Posted by: joesixpack

Re: iaido - 05/27/04 01:20 AM

Why my I ask do you want to be original in drawing the sword to cut down an aggressor?

It's like asking if there is any originality in a SWAT team course.

These methods require drilling and adhereadnce to proven life preservation skills. Otherwise, you DIE.

Are you confusing this with kenjutsu, the art of sword play, or kendo, the sportive and ritualised form of sparring with replica katanas.

Kendo and kenjutsu are pretty rigid. You are not learning to fight with them, you are learning a weapons system so yo can use it to fight. Like a soldier learning to use his M4 carbine. You are adapting to the technology to get a job done. More so, kenjutus was taught to regiments of soldiers. Hence the mechanical method of teaching (formation teaching, all right handers).

European fencing, using the sabre is fairly unrestricted. The foil and Epee have restrictions on target areas etc. I say this because this sounds more like your interest.
Posted by: jimp1969

Re: iaido - 05/27/04 04:17 AM

Iai comprises af authentic tried and tested techniques of drawing the sword, counter attack and defense. It has been formalised (Kata) each with a specific scenario always ending with a sheathed sword.
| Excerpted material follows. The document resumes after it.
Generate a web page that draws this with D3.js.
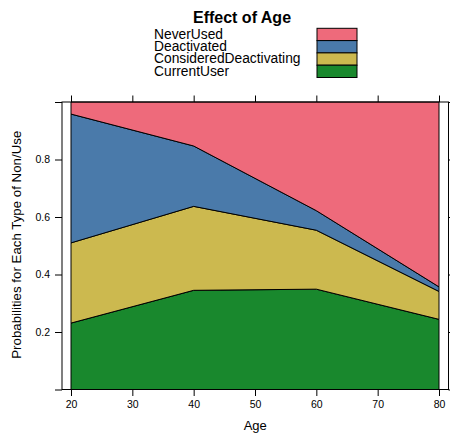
<html>
<head>
<script src="https://cdn.jsdelivr.net/npm/d3@7/dist/d3.min.js" charset="utf-8"></script>
<style>
  body { margin: 0; background: #fff; }
  text { font-family: "Liberation Sans", Arial, Helvetica, sans-serif; fill: #000; }
</style>
</head>
<body>
<svg></svg>
<script>
// probabilities per age group
var ages = [20, 40, 60, 80];
var categories = ["NeverUsed", "Deactivated", "ConsideredDeactivating", "CurrentUser"];
var colours = ["#ee6a7b", "#4a7aaa", "#ccb94f", "#19882d"];
var neverUsed = [0.042, 0.153, 0.378, 0.643];
var deactivated = [0.448, 0.210, 0.068, 0.016];
var considered = [0.279, 0.292, 0.205, 0.097];
var currentUser = [0.231, 0.345, 0.349, 0.244];
var xTicks = [20, 30, 40, 50, 60, 70, 80];
var yTicks = [0, 0.2, 0.4, 0.6, 0.8, 1];
var yTickLabels = ["", "0.2", "0.4", "0.6", "0.8", ""];

var W = 450, H = 435;
var svg = d3.select("svg").attr("width", W).attr("height", H);

// panel box
var box = {left: 62, right: 448.5, top: 102, bottom: 389.5};

var x = d3.scaleLinear().domain([20, 80]).range([71, 439]);
var y = d3.scaleLinear().domain([0, 1]).range([box.bottom, box.top]);

// table for stacking, bottom layer first
var series = {NeverUsed: neverUsed, Deactivated: deactivated,
              ConsideredDeactivating: considered, CurrentUser: currentUser};
var rows = ages.map(function(a, i) {
  var r = {age: a};
  categories.forEach(function(c) { r[c] = series[c][i]; });
  return r;
});
var stackKeys = categories.slice().reverse();
var stacked = d3.stack().keys(stackKeys)(rows);

var area = d3.area()
  .x(function(d) { return x(d.data.age); })
  .y0(function(d) { return y(d[0]); })
  .y1(function(d) { return y(d[1]); });

svg.append("g").selectAll("path")
  .data(stacked).enter()
  .append("path")
  .attr("d", area)
  .attr("fill", function(d) { return colours[categories.indexOf(d.key)]; })
  .attr("stroke", "#000")
  .attr("stroke-width", 1)
  .attr("stroke-linejoin", "miter");

// box
svg.append("rect")
  .attr("x", box.left).attr("y", box.top)
  .attr("width", box.right - box.left).attr("height", box.bottom - box.top)
  .attr("fill", "none").attr("stroke", "#000").attr("stroke-width", 1);

function styleAxis(g) {
  g.select(".domain").remove();
  g.selectAll("line").attr("stroke", "#000");
  g.selectAll("text").style("font-size", "10.5px")
    .style("font-family", '"Liberation Sans", Arial, sans-serif');
}

svg.append("g").attr("transform", "translate(0," + box.bottom + ")")
  .call(d3.axisBottom(x).tickValues(xTicks).tickSize(6.5).tickPadding(5))
  .call(styleAxis);
svg.append("g").attr("transform", "translate(0," + box.top + ")")
  .call(d3.axisTop(x).tickValues(xTicks).tickSize(6.5).tickFormat(""))
  .call(styleAxis);
svg.append("g").attr("transform", "translate(" + box.left + ",0)")
  .call(d3.axisLeft(y).tickValues(yTicks).tickSize(7).tickPadding(5)
        .tickFormat(function(d, i) { return yTickLabels[i]; }))
  .call(styleAxis);
svg.append("g").attr("transform", "translate(" + box.right + ",0)")
  .call(d3.axisRight(y).tickValues(yTicks).tickSize(7).tickFormat(""))
  .call(styleAxis);

// axis titles
svg.append("text")
  .attr("x", (box.left + box.right) / 2).attr("y", 429.5)
  .attr("text-anchor", "middle").style("font-size", "13px")
  .text("Age");
svg.append("text")
  .attr("transform", "translate(21," + ((box.top + box.bottom) / 2 - 1) + ") rotate(-90)")
  .attr("text-anchor", "middle").style("font-size", "13.3px")
  .text("Probabilities for Each Type of Non/Use");

// title
svg.append("text")
  .attr("x", 242).attr("y", 23)
  .attr("text-anchor", "middle")
  .style("font-size", "16px").style("font-weight", "bold")
  .text("Effect of Age");

// legend
var legRow = 12.3, legTop = 28.3;
var leg = svg.append("g");
leg.selectAll("text")
  .data(categories).enter()
  .append("text")
  .attr("x", 154)
  .attr("y", function(d, i) { return legTop + i * legRow + 10.3; })
  .style("font-size", "13.8px")
  .text(function(d) { return d; });
leg.selectAll("rect")
  .data(categories).enter()
  .append("rect")
  .attr("x", 317)
  .attr("y", function(d, i) { return legTop + i * legRow; })
  .attr("width", 40).attr("height", legRow)
  .attr("fill", function(d, i) { return colours[i]; })
  .attr("stroke", "#000").attr("stroke-width", 1);
</script>
</body>
</html>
Iai stems from the oldest martial traditions of Japan (emerging around 500 years ago) and is the ONLY feasibly training method as the techniques are occaisionally practiced with a live blade and all are lethal - so 'improvisation' isn't part of this art...
Posted by: Charles Mahan

Re: iaido - 06/14/04 11:59 AM

Disclaimer: Iaido is a very broad term which cannot truly be spoken definitively of in broad terms. These comments reflect my experience within the Muso Jikiden Eishin Ryu Seitokai. You're results may vary.

Don't misunderstand. Iaido is more than the collection of it's waza. The waza are a training tool used to instill certain patterns of movement into the practitioners muscle memory. In training, you follow the same patterns over and over again. This makes proper technique second nature.

Further into the training curriculum you will be introduced to variations(kaewaza). These will begin the process of breaking you out of the mold you were so carefullly shoved into. You will also be introduced to two man forms which will further expand your understanding of distance and timing.

Ultimately the goal is to reach a point where you take the basic techniques
(how to cut diagonally, how to change directions and maintain a stable base, how to generate proper power with the hips, etc.) etc, and rearrange them to meet the situation at hand.

Still that's the ultimate goal and can take decades to reach. In the meantime, you will do the waza the way your instructor does the waza, and you will think about that waza as an actual confrontation. And that's the way it is.

You can make up all the stuff you want, but that's all those techniques will ever be. Make believe.